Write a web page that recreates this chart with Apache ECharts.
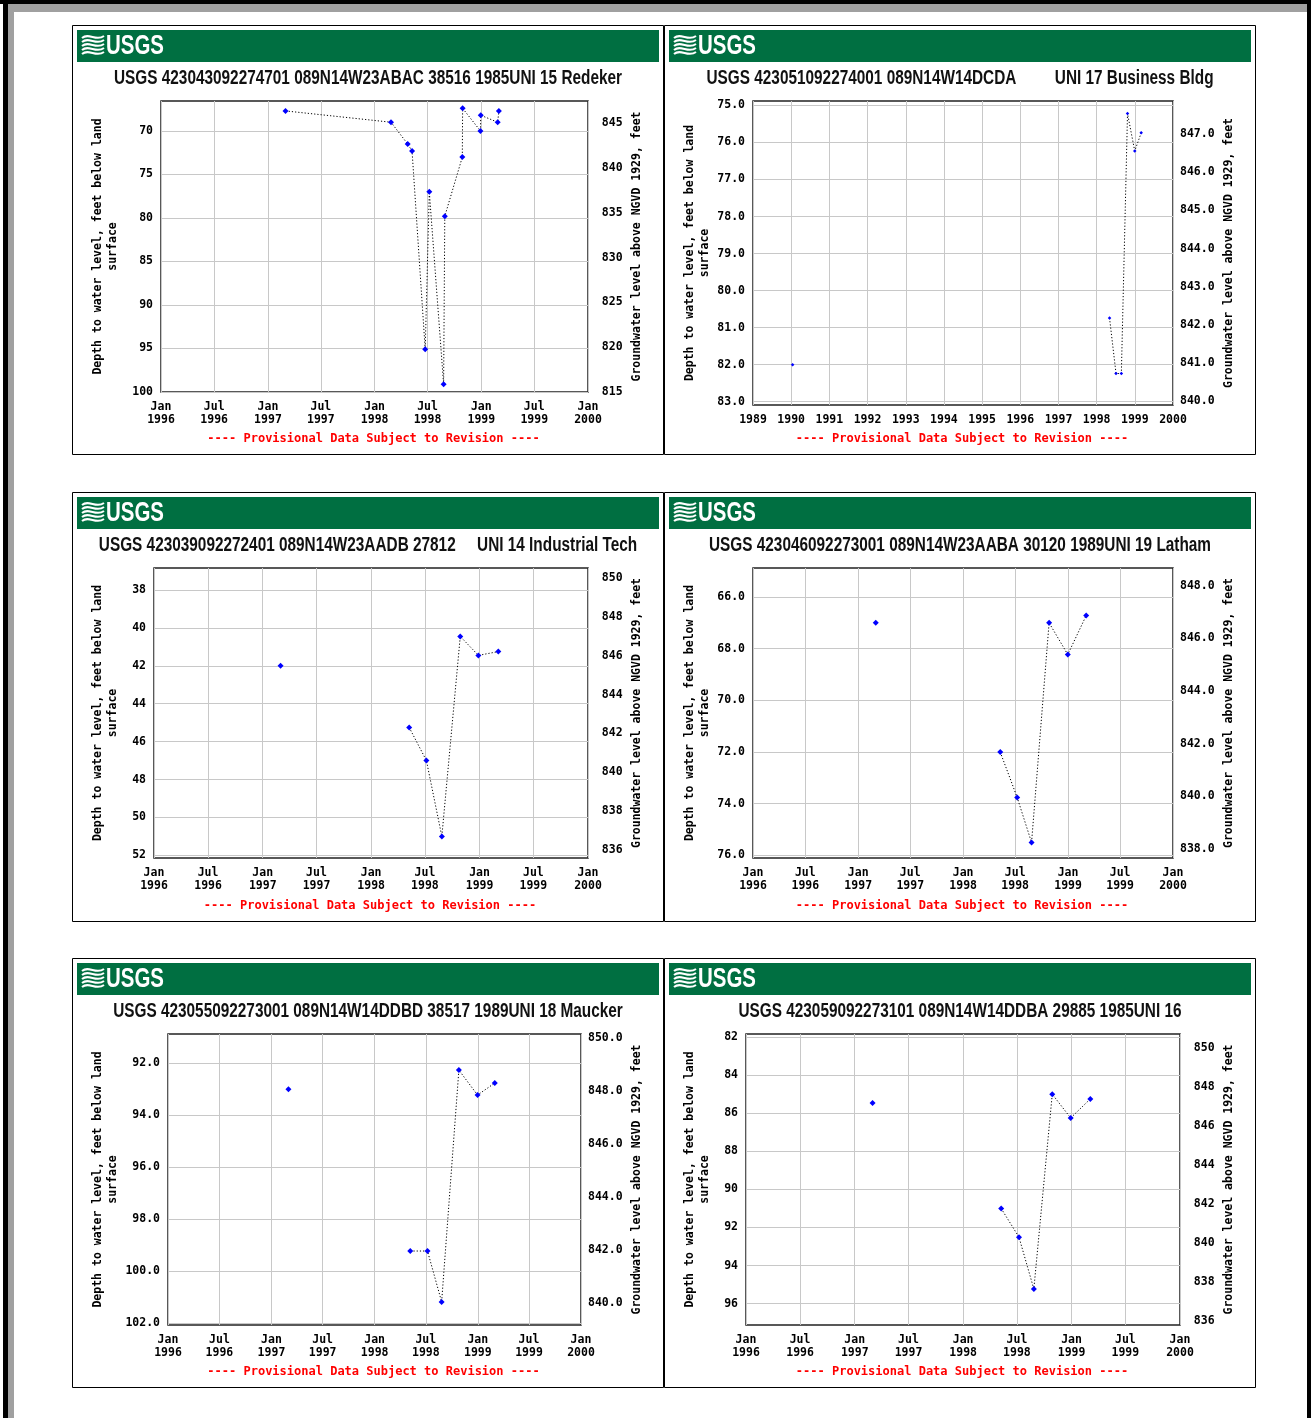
<!DOCTYPE html>
<html>
<head>
<meta charset="utf-8">
<script src="https://cdn.jsdelivr.net/npm/echarts@6/dist/echarts.min.js"></script>
<style>
html,body{margin:0;padding:0;background:#fff;}
#c{width:1311px;height:1418px;}
</style>
</head>
<body>
<div id="c"></div>
<script>
// ---------------- DATA ----------------
const halfYearTicks = ['1996-01-01','1996-07-01','1997-01-01','1997-07-01','1998-01-01','1998-07-01','1999-01-01','1999-07-01','2000-01-01'];
const halfYearLabels = ['Jan\n1996','Jul\n1996','Jan\n1997','Jul\n1997','Jan\n1998','Jul\n1998','Jan\n1999','Jul\n1999','Jan\n2000'];
const yearTicks = ['1989-01-01','1990-01-01','1991-01-01','1992-01-01','1993-01-01','1994-01-01','1995-01-01','1996-01-01','1997-01-01','1998-01-01','1999-01-01','2000-01-01'];
const yearLabels = ['1989','1990','1991','1992','1993','1994','1995','1996','1997','1998','1999','2000'];

const depthAxisName = 'Depth to water level, feet below land\nsurface';
const elevAxisName = 'Groundwater level above NGVD 1929, feet';
const provisionalText = '---- Provisional Data Subject to Revision ----';
const logoText = 'USGS';

// Panel 1
const p1Title = 'USGS 423043092274701 089N14W23ABAC 38516 1985UNI 15 Redeker';
const p1Dates = ['1997-03-02','1998-02-26','1998-04-24','1998-05-09','1998-06-23','1998-07-07','1998-08-25','1998-08-29','1998-10-28','1998-10-29','1998-12-29','1998-12-30','1999-02-26','1999-03-02'];
const p1Depths = [67.7, 69.0, 71.5, 72.3, 95.1, 77.0, 99.1, 79.8, 73.0, 67.4, 70.0, 68.2, 69.0, 67.7];
const p1Gaps = [];
const p1DepthTicks = [70, 75, 80, 85, 90, 95, 100];
const p1ElevTicks = [815, 820, 825, 830, 835, 840, 845];

// Panel 2
const p2Title = 'USGS 423051092274001 089N14W14DCDA         UNI 17 Business Bldg';
const p2Dates = ['1990-01-15','1998-05-04','1998-07-05','1998-08-25','1998-10-23','1998-12-31','1999-03-03'];
const p2Depths = [82.0, 80.74, 82.24, 82.24, 75.22, 76.23, 75.74];
const p2Gaps = [1];
const p2DepthTicks = [75, 76, 77, 78, 79, 80, 81, 82, 83];
const p2ElevTicks = [840, 841, 842, 843, 844, 845, 846, 847];

// Panel 3
const p3Title = 'USGS 423039092272401 089N14W23AADB 27812     UNI 14 Industrial Tech';
const p3Dates = ['1997-03-02','1998-05-09','1998-07-06','1998-08-27','1998-10-28','1998-12-28','1999-03-05'];
const p3Depths = [42.0, 45.25, 47.0, 51.0, 40.45, 41.45, 41.25];
const p3Gaps = [1];
const p3DepthTicks = [38, 40, 42, 44, 46, 48, 50, 52];
const p3ElevTicks = [836, 838, 840, 842, 844, 846, 848, 850];

// Panel 4
const p4Title = 'USGS 423046092273001 089N14W23AABA 30120 1989UNI 19 Latham';
const p4Dates = ['1997-03-03','1998-05-10','1998-07-08','1998-08-27','1998-10-27','1998-12-31','1999-03-05'];
const p4Depths = [67.0, 72.0, 73.76, 75.5, 67.0, 68.23, 66.72];
const p4Gaps = [1];
const p4DepthTicks = [66, 68, 70, 72, 74, 76];
const p4ElevTicks = [838, 840, 842, 844, 846, 848];

// Panel 5
const p5Title = 'USGS 423055092273001 089N14W14DDBD 38517 1989UNI 18 Maucker';
const p5Dates = ['1997-03-02','1998-05-07','1998-07-07','1998-08-26','1998-10-26','1998-12-31','1999-03-02'];
const p5Depths = [93.0, 99.23, 99.23, 101.19, 92.26, 93.22, 92.76];
const p5Gaps = [1];
const p5DepthTicks = [92, 94, 96, 98, 100, 102];
const p5ElevTicks = [840, 842, 844, 846, 848, 850];

// Panel 6
const p6Title = 'USGS 423059092273101 089N14W14DDBA 29885 1985UNI 16';
const p6Dates = ['1997-03-02','1998-05-09','1998-07-08','1998-08-27','1998-10-28','1998-12-29','1999-03-05'];
const p6Depths = [85.46, 91.0, 92.51, 95.23, 85.0, 86.25, 85.25];
const p6Gaps = [1];
const p6DepthTicks = [82, 84, 86, 88, 90, 92, 94, 96];
const p6ElevTicks = [836, 838, 840, 842, 844, 846, 848, 850];

// ---------------- LAYOUT / STYLE ----------------
const MONO = '"DejaVu Sans Mono", "Liberation Mono", monospace';
const SANS = '"Liberation Sans", Arial, sans-serif';
const TITLE_FONT = 'bold 20px ' + SANS;
const LOGO_FONT = 'bold 28px ' + SANS;
const ts = s => Date.parse(s + 'T00:00:00Z');

// condensed look: measure the regular bold face and squeeze it horizontally
const mctx = document.createElement('canvas').getContext('2d');
function textWidth(font, text) { mctx.font = font; return mctx.measureText(text).width; }
const titleScale = 508 / textWidth(TITLE_FONT, p1Title);
const logoScale = 58 / textWidth(LOGO_FONT, logoText);

const panels = [
  {title:p1Title, dates:p1Dates, depths:p1Depths, gaps:p1Gaps, xTicks:halfYearTicks, xLabels:halfYearLabels, xMin:'1996-01-01', xMax:'2000-01-01',
   dTicks:p1DepthTicks, eTicks:p1ElevTicks, dRange:[66.56,100], eRange:[815,847.5], dec:0, origin:[72,25], grid:[161,101,427,291], sym:6},
  {title:p2Title, dates:p2Dates, depths:p2Depths, gaps:p2Gaps, xTicks:yearTicks, xLabels:yearLabels, xMin:'1989-01-01', xMax:'2000-01-01',
   dTicks:p2DepthTicks, eTicks:p2ElevTicks, dRange:[74.88,83.09], eRange:[839.9,847.87], dec:1, origin:[664,25], grid:[753,101,420,304], sym:3.5},
  {title:p3Title, dates:p3Dates, depths:p3Depths, gaps:p3Gaps, xTicks:halfYearTicks, xLabels:halfYearLabels, xMin:'1996-01-01', xMax:'2000-01-01',
   dTicks:p3DepthTicks, eTicks:p3ElevTicks, dRange:[36.84,52.14], eRange:[835.57,850.53], dec:0, origin:[72,492], grid:[154,568,434,290], sym:6},
  {title:p4Title, dates:p4Dates, depths:p4Depths, gaps:p4Gaps, xTicks:halfYearTicks, xLabels:halfYearLabels, xMin:'1996-01-01', xMax:'2000-01-01',
   dTicks:p4DepthTicks, eTicks:p4ElevTicks, dRange:[64.88,76.1], eRange:[837.66,848.67], dec:1, origin:[664,492], grid:[753,568,420,290], sym:6},
  {title:p5Title, dates:p5Dates, depths:p5Depths, gaps:p5Gaps, xTicks:halfYearTicks, xLabels:halfYearLabels, xMin:'1996-01-01', xMax:'2000-01-01',
   dTicks:p5DepthTicks, eTicks:p5ElevTicks, dRange:[90.87,102.08], eRange:[839.17,850.14], dec:1, origin:[72,958], grid:[168,1034,413,291], sym:6},
  {title:p6Title, dates:p6Dates, depths:p6Depths, gaps:p6Gaps, xTicks:halfYearTicks, xLabels:halfYearLabels, xMin:'1996-01-01', xMax:'2000-01-01',
   dTicks:p6DepthTicks, eTicks:p6ElevTicks, dRange:[81.84,97.12], eRange:[835.78,850.74], dec:0, origin:[664,958], grid:[746,1034,434,291], sym:6}
];

function seriesData(dates, depths, gaps) {
  const out = [];
  dates.forEach((d, i) => {
    if (gaps.includes(i)) out.push([ts(dates[i - 1]), '-']);
    out.push([ts(d), depths[i]]);
  });
  return out;
}

const grids = [], xAxes = [], yAxes = [], series = [], graphics = [];

// page frame
graphics.push(
  {type:'rect', shape:{x:0,y:0,width:1311,height:4}, style:{fill:'#000'}, silent:true},
  {type:'rect', shape:{x:8,y:4,width:1299,height:8}, style:{fill:'#a0a0a0'}, silent:true},
  {type:'rect', shape:{x:3,y:0,width:5,height:1418}, style:{fill:'#000'}, silent:true},
  {type:'rect', shape:{x:8,y:4,width:6,height:1414}, style:{fill:'#a0a0a0'}, silent:true},
  {type:'rect', shape:{x:1307,y:0,width:4,height:1418}, style:{fill:'#000'}, silent:true}
);

panels.forEach((p, i) => {
  const [px, py] = p.origin;
  const [gl, gt, gw, gh] = p.grid;
  const fmt = v => Number(v).toFixed(p.dec);
  const xTickTs = p.xTicks.map(ts);

  graphics.push({type:'rect', shape:{x:px+0.5, y:py+0.5, width:591, height:429}, style:{fill:null, stroke:'#000', lineWidth:1}, silent:true});
  graphics.push({type:'rect', shape:{x:px+5, y:py+5, width:582, height:32}, style:{fill:'#006f41'}, silent:true});
  for (let k = 0; k < 5; k++) {
    graphics.push({type:'bezierCurve', shape:{x1:px+10, y1:py+13+4*k, x2:px+32, y2:py+11+4*k, cpx1:px+17, cpy1:py+7+4*k, cpx2:px+24, cpy2:py+17+4*k},
      style:{stroke:'#fff', lineWidth:2, fill:null}, silent:true});
  }
  graphics.push({type:'text', x:px+34, y:py+21.5, scaleX:logoScale, style:{text:logoText, fill:'#fff', font:LOGO_FONT, textAlign:'left', textVerticalAlign:'middle'}, silent:true});
  graphics.push({type:'text', x:px+296, y:py+53.5, scaleX:titleScale, style:{text:p.title, fill:'#111', font:TITLE_FONT, textAlign:'center', textVerticalAlign:'middle'}, silent:true});
  graphics.push({type:'text', x:gl+gw/2-1, y:py+414, style:{text:provisionalText, fill:'#ff0000', font:'bold 12px ' + MONO, textAlign:'center', textVerticalAlign:'middle'}, silent:true});

  grids.push({left:gl, top:gt, width:gw, height:gh, show:true, borderColor:'#222', borderWidth:1.5, backgroundColor:'#fff'});

  xAxes.push({
    type:'value', gridIndex:i, min:ts(p.xMin), max:ts(p.xMax),
    axisLine:{show:false}, axisTick:{show:false, customValues:xTickTs},
    axisLabel:{customValues:xTickTs, formatter:(v) => { const k = xTickTs.indexOf(+v); return k >= 0 ? p.xLabels[k] : ''; },
      fontFamily:MONO, fontWeight:'bold', fontSize:11.5, color:'#000', lineHeight:13, margin:9},
    splitLine:{show:true, lineStyle:{color:'#c8c8c8', width:1}}
  });

  const nameStyle = {fontFamily:MONO, fontWeight:'bold', fontSize:11.5, color:'#000', lineHeight:14.4, align:'center'};

  yAxes.push({
    type:'value', gridIndex:i, position:'left', inverse:true, min:p.dRange[0], max:p.dRange[1],
    axisLine:{show:false}, axisTick:{show:false, customValues:p.dTicks},
    axisLabel:{customValues:p.dTicks, formatter:fmt, fontFamily:MONO, fontWeight:'bold', fontSize:11.5, color:'#000', margin:8},
    splitLine:{show:true, lineStyle:{color:'#c8c8c8', width:1}},
    name:depthAxisName, nameLocation:'middle', nameRotate:90, nameGap:gl - (px + 48), nameTextStyle:nameStyle
  });
  yAxes.push({
    type:'value', gridIndex:i, position:'right', min:p.eRange[0], max:p.eRange[1],
    axisLine:{show:false}, axisTick:{show:false, customValues:p.eTicks},
    axisLabel:{customValues:p.eTicks, formatter:fmt, fontFamily:MONO, fontWeight:'bold', fontSize:11.5, color:'#000', margin:(px + 550.6) - (gl + gw), align:'right'},
    splitLine:{show:false},
    name:elevAxisName, nameLocation:'middle', nameRotate:90, nameGap:(px + 557.4) - (gl + gw), nameTextStyle:nameStyle
  });

  series.push({
    type:'line', xAxisIndex:i, yAxisIndex:2*i, data:seriesData(p.dates, p.depths, p.gaps),
    symbol:'diamond', symbolSize:p.sym, showSymbol:true, connectNulls:false,
    itemStyle:{color:'#0000ff', borderWidth:0},
    lineStyle:{color:'#000', width:1, type:[1.2, 2]},
    silent:true, animation:false, z:3
  });
});

const chart = echarts.init(document.getElementById('c'), null, {renderer:'canvas', width:1311, height:1418});
chart.setOption({
  animation:false,
  backgroundColor:'#fff',
  grid:grids, xAxis:xAxes, yAxis:yAxes, series:series,
  graphic:{elements:graphics}
});
</script>
</body>
</html>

--

◆ Requirements: Exactly as they appear, print the lines of the listing above from its first line through the line that contains "const logoText = 'USGS';", minus the pictures.

◆ Answer to the problem:
Write a web page that recreates this chart with Apache ECharts.
<!DOCTYPE html>
<html>
<head>
<meta charset="utf-8">
<script src="https://cdn.jsdelivr.net/npm/echarts@6/dist/echarts.min.js"></script>
<style>
html,body{margin:0;padding:0;background:#fff;}
#c{width:1311px;height:1418px;}
</style>
</head>
<body>
<div id="c"></div>
<script>
// ---------------- DATA ----------------
const halfYearTicks = ['1996-01-01','1996-07-01','1997-01-01','1997-07-01','1998-01-01','1998-07-01','1999-01-01','1999-07-01','2000-01-01'];
const halfYearLabels = ['Jan\n1996','Jul\n1996','Jan\n1997','Jul\n1997','Jan\n1998','Jul\n1998','Jan\n1999','Jul\n1999','Jan\n2000'];
const yearTicks = ['1989-01-01','1990-01-01','1991-01-01','1992-01-01','1993-01-01','1994-01-01','1995-01-01','1996-01-01','1997-01-01','1998-01-01','1999-01-01','2000-01-01'];
const yearLabels = ['1989','1990','1991','1992','1993','1994','1995','1996','1997','1998','1999','2000'];

const depthAxisName = 'Depth to water level, feet below land\nsurface';
const elevAxisName = 'Groundwater level above NGVD 1929, feet';
const provisionalText = '---- Provisional Data Subject to Revision ----';
const logoText = 'USGS';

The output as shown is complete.